** See March 2022 coverage on license plate readers used in Brooklyn in the player above.

BEACHWOOD, Ohio (WJW) — Beachwood has installed 31 new cameras throughout the city that can capture drivers’ license plates to catch criminals and deter crime, according to a news release.

Another four are on the way, planned for major intersections and roads in and out of the city, according to Beachwood Police Chief Kate McLaughlin. In total, the city is expected to spend $381,051, including installation costs.

Mayor Justin Berns is quoted in the release: “This technology will better align our law enforcement work with what’s happening nationwide, and it will offer greater protection to our residents and visitors.”

The readers have high-speed cameras that can snap motorists’ visible license plates. They also track the time, date and location they were seen. If that information matches what’s on the police’s “hot list,” officers are alerted.

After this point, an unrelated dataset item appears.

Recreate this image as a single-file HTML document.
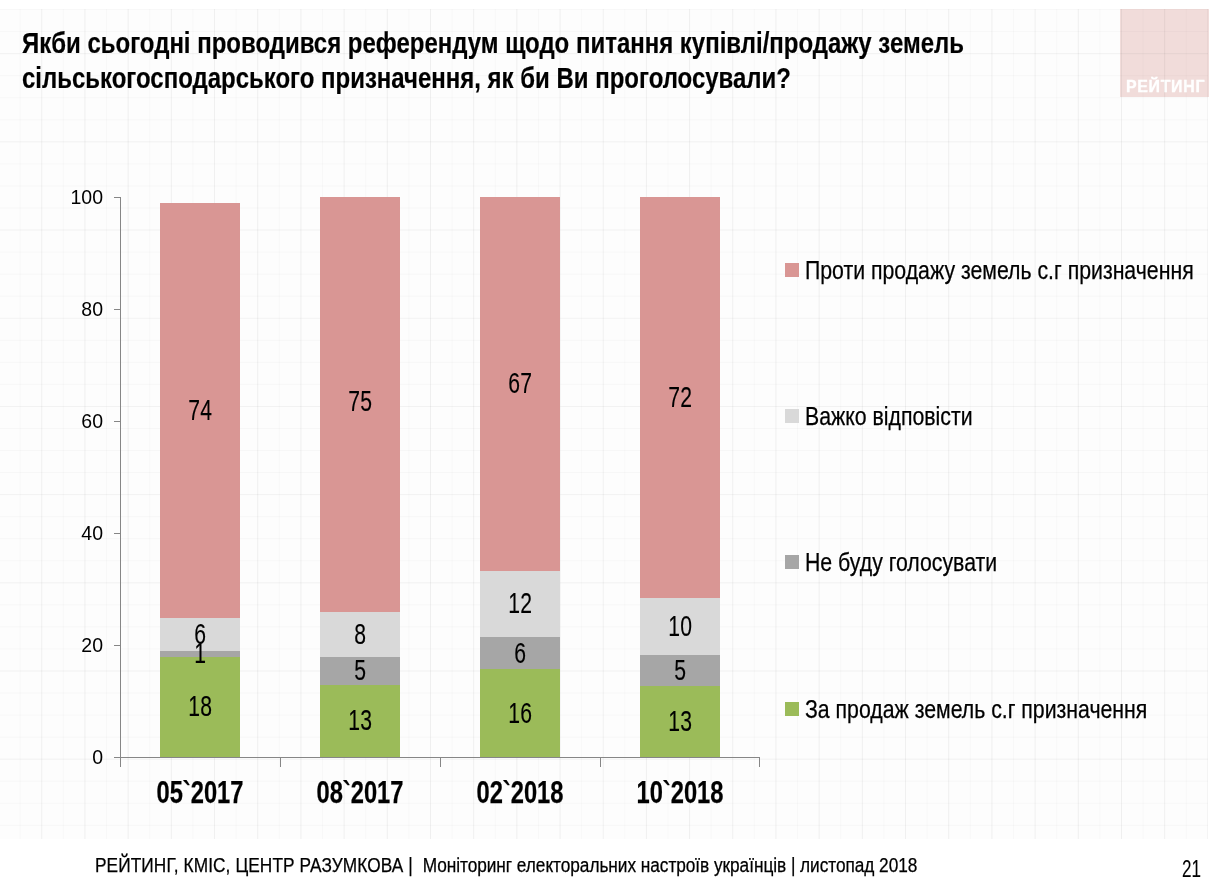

“That information can be used to assist to stop crimes in progress, locate missing and/or endangered persons, as well as provide investigative leads for crimes that have already occurred,” the release states.

Many law enforcement agencies and retail organizations across the country are now using them, and the city considers them “highly effective,” according to the release.

But the American Civil Liberties Union of Ohio has raised questions about how their systems store motorists’ personal information and for how long. The cameras can snapshot thousands of plates per minute, according to an ACLU Ohio briefing published in 2013.

“More importantly, this happens without so much as one solitary statewide guideline to govern how long the data is being kept or with whom it is being shared,” Policy Coordinator Melissa Bilancini wrote in a 2014 op-ed for Cleveland.com.

“This is a recipe for trouble.”

McLaughlin said the information captured by Beachwood’s new cameras can only be accessed by law enforcement officials trained in LEADS, the state’s criminal information database.

Beachwood now has 31 cameras and two mobile units on patrol vehicles. More are on-order for fall, said McLaughlin. The police department intends to seek grant funding “to add additional cameras in the future,” she said.

“We believe our LPRs will greatly enhance our efforts to ensure public safety and expedite our ability to identify and apprehend individuals involved in criminal activity,” McLaughlin is quoted in the release.

The Beachwood Place shopping mall also collaborated on the program, according to the release.

“We strive every day to create a great environment for our guests and tenants, and the use of LPRs at our entrances help to ensure our entire community feels safe,” Heidi Yanok, the mall’s senior general manager, is quoted in the release.